DETAILED DESCRIPTION
A problem to be solved by an exemplary embodiment is to provide an
image forming unit and an image forming apparatus capable of
guiding a relative positional relationship between a solid head and
an image forming unit.
In general, according to an embodiment, an image forming unit can
be inserted in one direction for mounting to an image forming
apparatus provided with a solid head that rises and falls. The
image forming unit includes a photosensitive drum, a drum case, and
a guide. The photosensitive drum is disposed at a predetermined
position with respect to the solid head. The drum case supports the
photosensitive drum. The guide is provided in the drum case, and
guides the solid head in a direction orthogonal to the one
direction and an elevating direction when the solid head rises and
falls toward the photosensitive drum.
Hereinafter, an image forming apparatus 1 including an image
forming unit 13 according to an embodiment will be described with
reference to FIGS. 1 to 26.
In the embodiment, the image forming apparatus 1 will be described
below assuming that a direction along an insertion direction of the
image forming unit 13 is the X-direction, a direction along a
gravity direction is the Z-direction, and a direction orthogonal to
the X-direction and the Z-direction is the Y-direction. The image
forming apparatus 1 will be described assuming that the X-direction
is the front-and-rear direction and a side on which the image
forming unit 13 is inserted is the front side. The X-direction is
also an axial direction of a photosensitive drum 52 when the image
forming unit 13 is disposed in a frame 11 and mounted to a solid
head unit 12.
FIGS. 1 to 3 illustrate a configuration of the image forming
apparatus 1 in a perspective view, a front view, and a
cross-sectional view, respectively. In FIGS. 1 to 3, a decorative
plate used in the image forming apparatus 1 is omitted. FIGS. 4 and
5 are perspective views illustrating a configuration of main
portions of the image forming apparatus 1. FIG. 4 illustrates a
state where the image forming unit 13 is taken out from the frame
11, and FIG. 5 illustrates a state where the image forming unit 13
is inserted into the frame 11.
FIGS. 6 and 7 are perspective views illustrating configurations of
the frame 11, the solid head unit 12, and the image forming unit 13
used in the image forming apparatus 1, and FIG. 7 illustrates the
main portions in an enlarged manner.
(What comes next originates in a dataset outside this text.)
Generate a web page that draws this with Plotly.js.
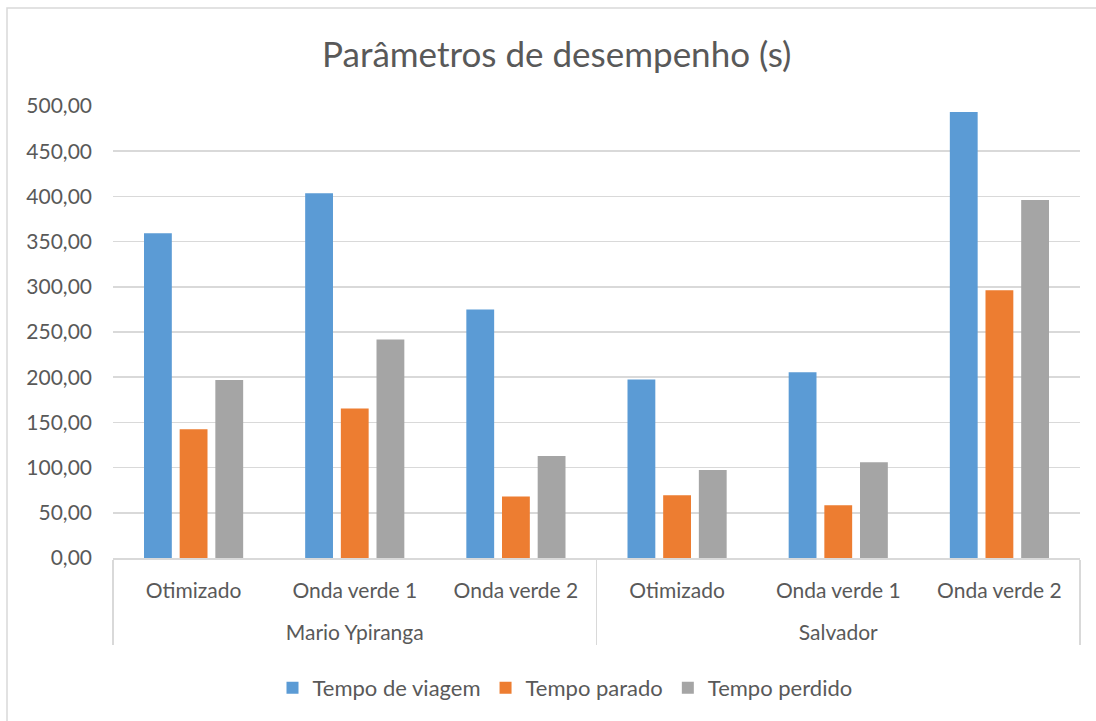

In FIGS. 6 and 7, only one
solid head unit 12 and one image forming unit 13 are illustrated
for convenience of explanation.
FIG. 8 is a perspective view illustrating the configuration of four
solid head units 12 and four image forming units 13, and FIG. 9 is
a perspective view illustrating the configuration of four solid
head units 12 and one image forming unit 13. FIGS. 10 and 11
illustrate the configuration of one solid head unit 12 and one
image forming unit 13 in a state where a solid head 33 is located
at a predetermined position with respect to the image forming unit
13 in a perspective view and a cross-sectional view. FIGS. 12 to 15
are diagrams illustrating the configurations of one solid head unit
12 and one image forming unit 13 in a state where the solid head 33
is located at a position away from the image forming unit 13. FIG.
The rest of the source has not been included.